Ofiarą jest 58-letni mieszkaniec Warszawy. Jego ciało leżało przy drzewie. Był prawie nagi i nieprzytomny. Mężczyzna był nieprzytomny, jego stan był krytyczny, więc natychmiast przewieziono go na oddział intensywnej opieki medycznej. Jednak mimo pomocy medyków nie udało się uratować mężczyzny.
Policji udało się jednak ustalić kto stoi za dotkliwym pobiciem 58-latka. To jego 36-letni kolega, z którym pił wcześniej alkohol. W chwili zatrzymania 36-latek miał ślady krwi na butach, rękach i odzieży. Nie przyznawał się do winy długo, ale w końcu wszystko wyśpiewał. Szczegóły tej zbrodni wręcz przerażają. Okazało się, że 58-latek został poproszony przez swoich kolegów od kieliszka, żeby poszedł kupić piwo. Otrzymał od nich 10 zł i poszedł do sklepu. Ale gdy mężczyzna wrócił nie przyniósł reszty. To tak rozjuszyło 36-latka, że zaczął bić 58-latka, kopać. W końcu w ruch poszły też płyty chodnikowe i kamienie. Tak skatowanego mężczyznę zostawił na ulicy.

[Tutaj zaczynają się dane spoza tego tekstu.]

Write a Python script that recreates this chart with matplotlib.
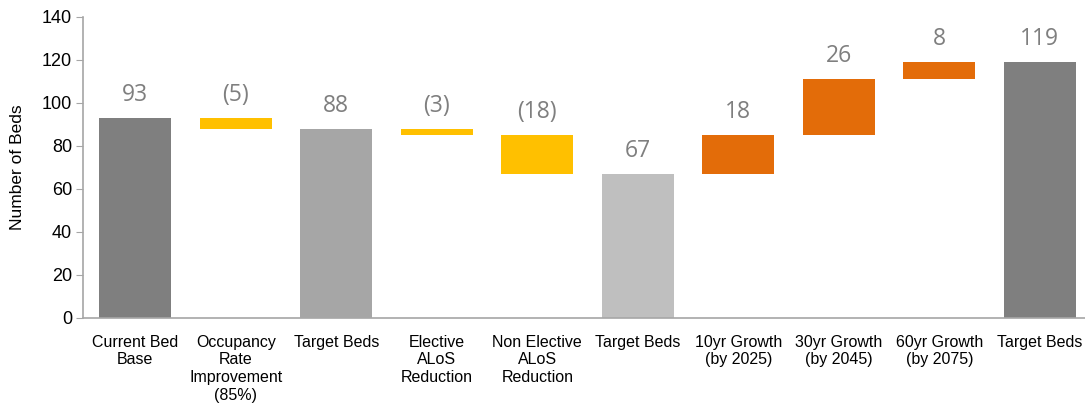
import matplotlib
matplotlib.use("Agg")
import matplotlib.pyplot as plt
from matplotlib import font_manager as fm

categories = ["Current Bed\nBase", "Occupancy\nRate\nImprovement\n(85%)", "Target Beds",
              "Elective\nALoS\nReduction", "Non Elective\nALoS\nReduction", "Target Beds",
              "10yr Growth\n(by 2025)", "30yr Growth\n(by 2045)", "60yr Growth\n(by 2075)", "Target Beds"]
values = [93, -5, 88, -3, -18, 67, 18, 26, 8, 119]
is_total = [True, False, True, False, False, True, False, False, False, True]
labels = ["93", "(5)", "88", "(3)", "(18)", "67", "18", "26", "8", "119"]
colors = ["#7F7F7F", "#FFC000", "#A6A6A6", "#FFC000", "#FFC000", "#BFBFBF",
          "#E36C09", "#E36C09", "#E36C09", "#7F7F7F"]

names = {f.name for f in fm.fontManager.ttflist}
tick_font = ["Liberation Sans Narrow", "Liberation Sans", "DejaVu Sans"]
tick_font = [f for f in tick_font if f in names] or ["DejaVu Sans"]
val_font = [f for f in ["Open Sans", "Noto Sans", "DejaVu Sans"] if f in names]

fig = plt.figure(figsize=(10.85, 4.2), dpi=100)
ax = fig.add_axes([0.0765, 0.243, 0.9235, 0.717])

bottoms, heights = [], []
running = 0
for v, t in zip(values, is_total):
    if t:
        bottoms.append(0)
        heights.append(v)
        running = v
    else:
        if v >= 0:
            bottoms.append(running)
        else:
            bottoms.append(running + v)
        heights.append(abs(v))
        running += v

x = list(range(len(values)))
ax.bar(x, heights, bottom=bottoms, width=0.72, color=colors, zorder=2)

for xi, b, h, lab in zip(x, bottoms, heights, labels):
    ax.annotate(lab, (xi, b + h), xytext=(0, 8), textcoords="offset points",
                ha="center", va="bottom", fontsize=16.5, color="#7F7F7F",
                family=val_font)

ax.set_xlim(-0.52, 9.45)
ax.set_ylim(0, 140)
ax.set_yticks(range(0, 141, 20))
ax.set_xticks(x)
ax.set_xticklabels(categories, family=tick_font, fontsize=11.5, linespacing=1.22, va="top")
ax.tick_params(axis="x", length=0, pad=12)
ax.tick_params(axis="y", length=5, color="#A6A6A6", labelsize=13, pad=3)
for lab in ax.get_yticklabels():
    lab.set_family(tick_font)
ax.set_ylabel("Number of Beds", family=tick_font, fontsize=12.5)
ax.yaxis.set_label_coords(-0.058, 0.5)
for s in ["top", "right"]:
    ax.spines[s].set_visible(False)
for s in ["left", "bottom"]:
    ax.spines[s].set_color("#A6A6A6")
    ax.spines[s].set_linewidth(1.2)

fig.savefig("out.png", dpi=100)
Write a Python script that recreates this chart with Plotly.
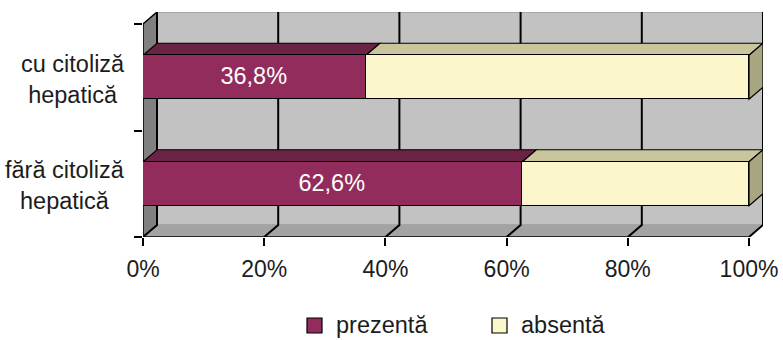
import plotly.graph_objects as go

# ---- data -------------------------------------------------------------
categories = ["cu citoliză hepatică", "fără citoliză hepatică"]
category_labels = ["cu citoliză<br>hepatică", "fără citoliză<br>hepatică"]
prezenta = [36.8, 62.6]
absenta = [63.2, 37.4]
series_names = ["prezentă", "absentă"]
x_ticks = [0, 20, 40, 60, 80, 100]
x_tick_labels = ["0%", "20%", "40%", "60%", "80%", "100%"]

# ---- styling / geometry ----------------------------------------------
W, H = 783, 340
PX_LEFT, PX_RIGHT = 143, 763      # plot domain in pixels (front 0% .. back 100%)
PX_TOP, PX_BOTTOM = 12, 237
DEPTH_X_PX, DEPTH_Y_PX = 14, 12   # 3-D depth offset of the back wall
FRONT_WIDTH_PX = 606              # 0%..100% on the front plane

ux = FRONT_WIDTH_PX / 100.0
DX = DEPTH_X_PX / ux
n_cat = len(categories)
band_px = (PX_BOTTOM - PX_TOP - DEPTH_Y_PX) / n_cat
DY = DEPTH_Y_PX / band_px
Y0, Y1 = -0.5, n_cat - 0.5
BAR_W = 0.413

FONT = "Liberation Sans, Arial, sans-serif"
FS = 23.5
TXT = "#1c1c1c"
PREZ_FRONT, PREZ_TOP = "#922c5c", "#6b2345"
ABS_FRONT, ABS_TOP, ABS_SIDE = "#fbf6cc", "#c9c59c", "#a8a680"
BACK_WALL, SIDE_WALL, FLOOR = "#c2c2c2", "#808080", "#a3a3a3"


def fmt(v):
    return f"{v:.1f}".replace(".", ",") + "%"


def path(points):
    return "M " + " L ".join(f"{x},{y}" for x, y in points) + " Z"


def px_to_paper(px, py):
    return ((px - PX_LEFT) / (PX_RIGHT - PX_LEFT),
            (PX_BOTTOM - py) / (PX_BOTTOM - PX_TOP))


# plotting order is bottom-to-top
cats = categories[::-1]
prez = prezenta[::-1]
absn = absenta[::-1]
labels = category_labels[::-1]

fig = go.Figure()
fig.add_trace(go.Bar(
    y=cats, x=prez, orientation="h", width=BAR_W, name=series_names[0],
    marker=dict(color=PREZ_FRONT, line=dict(color="black", width=1.5)),
    text=[fmt(v) for v in prez], textposition="inside",
    insidetextanchor="middle",
    textfont=dict(color="white", size=FS, family=FONT),
))
fig.add_trace(go.Bar(
    y=cats, x=absn, orientation="h", width=BAR_W, name=series_names[1],
    marker=dict(color=ABS_FRONT, line=dict(color="black", width=1.5)),
))

shapes = []
# walls and floor
shapes.append(dict(type="rect", xref="x", yref="y", layer="below",
                   x0=DX, x1=100 + DX, y0=Y0 + DY, y1=Y1 + DY,
                   fillcolor=BACK_WALL, line=dict(color="#8a8a8a", width=1)))
shapes.append(dict(type="path", xref="x", yref="y", layer="below",
                   path=path([(0, Y0), (DX, Y0 + DY), (DX, Y1 + DY), (0, Y1)]),
                   fillcolor=SIDE_WALL, line=dict(width=0)))
shapes.append(dict(type="path", xref="x", yref="y", layer="below",
                   path=path([(0, Y0), (100, Y0), (100 + DX, Y0 + DY), (DX, Y0 + DY)]),
                   fillcolor=FLOOR, line=dict(width=0)))
# gridlines on floor and back wall
for t in x_ticks:
    shapes.append(dict(type="path", xref="x", yref="y", layer="below",
                       path=f"M {t},{Y0} L {t + DX},{Y0 + DY} L {t + DX},{Y1 + DY}",
                       line=dict(color="black", width=2)))
shapes.append(dict(type="line", xref="x", yref="y", layer="below",
                   x0=0, y0=Y1, x1=DX, y1=Y1 + DY,
                   line=dict(color="black", width=1.5)))
# front axis lines
shapes.append(dict(type="line", xref="x", yref="y", layer="below",
                   x0=0, y0=Y0, x1=100, y1=Y0, line=dict(color="black", width=1.5)))
shapes.append(dict(type="line", xref="x", yref="y", layer="below",
                   x0=0, y0=Y0, x1=0, y1=Y1, line=dict(color="black", width=1.5)))

# 3-D top and side faces of the stacked bars
for i in range(n_cat):
    top = i + BAR_W / 2
    bot = i - BAR_W / 2
    segs = [(0, prez[i], PREZ_TOP), (prez[i], prez[i] + absn[i], ABS_TOP)]
    for x0, x1, col in segs:
        shapes.append(dict(type="path", xref="x", yref="y", layer="below",
                           path=path([(x0, top), (x1, top), (x1 + DX, top + DY), (x0 + DX, top + DY)]),
                           fillcolor=col, line=dict(color="black", width=1.2)))
    xe = prez[i] + absn[i]
    shapes.append(dict(type="path", xref="x", yref="y", layer="below",
                       path=path([(xe, bot), (xe + DX, bot + DY), (xe + DX, top + DY), (xe, top)]),
                       fillcolor=ABS_SIDE, line=dict(color="black", width=1.2)))

annotations = []
# category labels, centred lines, right edge left of the axis
for i, lab in enumerate(labels):
    annotations.append(dict(xref="paper", yref="y", x=(127 - PX_LEFT) / (PX_RIGHT - PX_LEFT),
                            y=i - 0.02, xanchor="right", yanchor="middle", align="center",
                            text=lab, showarrow=False,
                            font=dict(size=FS, color=TXT, family=FONT)))

# legend
legend_items = [(series_names[0], PREZ_FRONT, 307), (series_names[1], ABS_FRONT, 492)]
for name, col, sx in legend_items:
    ax0, ay0 = px_to_paper(sx, 333)
    ax1, ay1 = px_to_paper(sx + 15, 318)
    shapes.append(dict(type="rect", xref="paper", yref="paper",
                       x0=ax0, y0=ay0, x1=ax1, y1=ay1,
                       fillcolor=col, line=dict(color="black", width=1.2)))
    tx, ty = px_to_paper(sx + 27, 325)
    annotations.append(dict(xref="paper", yref="paper", x=tx, y=ty,
                            xanchor="left", yanchor="middle", text=name,
                            showarrow=False, font=dict(size=FS, color=TXT, family=FONT)))

fig.update_layout(
    width=W, height=H, autosize=False,
    margin=dict(l=PX_LEFT, r=W - PX_RIGHT, t=PX_TOP, b=H - PX_BOTTOM, pad=0),
    paper_bgcolor="white", plot_bgcolor="white",
    barmode="stack", bargap=0, showlegend=False,
    shapes=shapes, annotations=annotations,
    font=dict(family=FONT, color=TXT),
    xaxis=dict(range=[0, 100 + DX], tickvals=x_ticks, ticktext=x_tick_labels,
               ticks="outside", ticklen=8, tickwidth=1.5, tickcolor="black",
               ticklabelstandoff=3,
               showgrid=False, zeroline=False, showline=False, automargin=False,
               tickfont=dict(size=23, color=TXT, family=FONT), fixedrange=True),
    yaxis=dict(type="category", categoryorder="array", categoryarray=cats,
               range=[Y0, Y1 + DY], tickson="boundaries",
               ticks="outside", ticklen=8, tickwidth=1.5, tickcolor="black",
               showticklabels=False, showgrid=False, zeroline=False,
               showline=False, automargin=False, fixedrange=True),
)

fig.write_html("out.html")
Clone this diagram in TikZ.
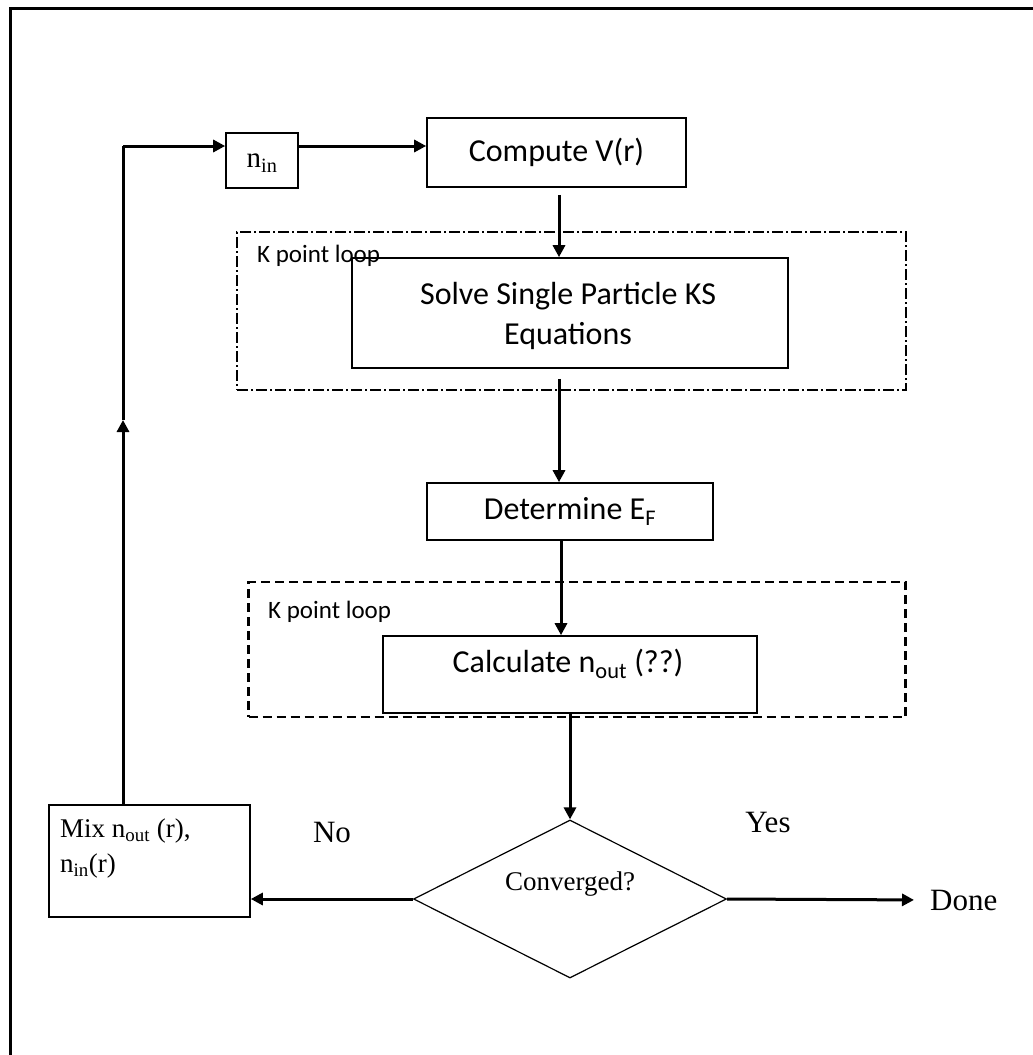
\documentclass[tikz,border=0pt]{standalone}
\usepackage{fontspec}
\setmainfont{Liberation Serif}
\newfontfamily\calib{Carlito}
\usetikzlibrary{arrows.meta,shapes.geometric}
\begin{document}
\begin{tikzpicture}[x=1pt,y=-1pt,
  box/.style={draw,line width=1.6pt,inner sep=0pt},
  cfont/.style={font=\calib\fontsize{32}{40}\selectfont},
  tfont/.style={font=\fontsize{31}{36}\selectfont},
  lblfont/.style={font=\calib\fontsize{25}{28}\selectfont},
  conn/.style={line width=3pt,-{Triangle[length=12pt,width=12pt]}},
  plain/.style={line width=3pt},
  dashdotbox/.style={draw,line width=2.2pt,dash pattern=on 11pt off 3pt on 2pt off 3pt,inner sep=0pt},
  dashbox/.style={draw,line width=2.2pt,dash pattern=on 9pt off 5pt,inner sep=0pt}]
\useasboundingbox (0,0) rectangle (1033,1055);
% outer frame (left and top)
\draw[line width=3pt] (10,1055) -- (10,8) -- (1033,8);

% group boxes
\node[dashdotbox,minimum width=669pt,minimum height=158pt] (kloopA) at (571.5,311) {};
\node[dashbox,minimum width=657pt,minimum height=135pt] (kloopB) at (577,649.5) {};
\node[lblfont,anchor=west,inner sep=0pt] (kloopBlbl) at (268,612) {K point loop};

% process boxes
\node[box,minimum width=72pt,minimum height=55pt] (nin) at (262,160.5) {};
\node[font=\fontsize{29}{32}\selectfont,inner sep=0pt] (nintext) at (262,163) {n\textsubscript{in}};
\node[box,cfont,minimum width=259pt,minimum height=69pt] (comp) at (556.5,152.5) {Compute V(r)};
\node[box,minimum width=436pt,minimum height=110pt] (solve) at (570,313) {};
\node[lblfont,anchor=west,inner sep=0pt] (kloopAlbl) at (257,256) {K point loop};
\node[cfont,align=center,inner sep=0pt] (solvetext) at (568,316) {Solve Single Particle KS\\Equations};
\node[box,cfont,minimum width=286pt,minimum height=57pt] (det) at (570,511.5) {Determine E\textsubscript{F}};
\node[box,minimum width=374pt,minimum height=77pt] (calc) at (570,674.5) {};
\node[cfont,inner sep=0pt] (calctext) at (568,664) {Calculate n\textsubscript{out} (??)};
\node[draw,line width=1.2pt,shape=diamond,inner sep=0pt,minimum width=313pt,minimum height=158pt] (conv) at (570,899) {};
\node[font=\fontsize{27}{30}\selectfont,inner sep=0pt] (convtext) at (570,884) {Converged?};
\node[box,minimum width=201pt,minimum height=112pt] (mix) at (149.5,861) {};
\node[font=\fontsize{27}{35}\selectfont,align=left,anchor=north west,inner sep=0pt] (mixtext) at (60,819) {Mix n\textsubscript{out} (r),\\n\textsubscript{in}(r)};
\node[tfont,anchor=west,inner sep=0pt] (done) at (930,900) {Done};
\node[tfont,inner sep=0pt] (yes) at (768,822) {Yes};
\node[tfont,inner sep=0pt] (no) at (332,832) {No};

% connector coordinates
\coordinate (up) at (123,420);
\coordinate (corner) at (123,146);
\coordinate (cA) at (559,0);
\coordinate (cB) at (561,0);

% connectors
\draw[conn] (up |- mix.north) -- (up);
\draw[plain] (up) -- (corner);
\draw[conn] (corner) -- (corner -| nin.west);
\draw[conn] (corner -| nin.east) -- (corner -| comp.west);
\draw[conn,shorten <=7pt] (comp.south -| cA) -- (solve.north -| cA);
\draw[conn,shorten <=10pt] (solve.south -| cA) -- (det.north -| cA);
\draw[conn] (det.south -| cB) -- (calc.north -| cB);
\draw[conn] (calc.south) -- (conv.north);
\draw[conn] (conv.west) -- (conv.west -| mix.east);
\draw[conn,shorten >=16pt] (conv.east) -- (done.west);
\end{tikzpicture}
\end{document}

36-latek nie uważa jednak, aby był mordercą. - Dzisiaj oszukał kogoś na 10 zł, a jutro może ukraść milion. Chodzi o zasady – tak komentował zakatowanie kolegi oprawca. Mężczyzna usłyszał zarzut usiłowania zabójstwa. Na wniosek policji i prokuratura został aresztowany na 3 miesiące.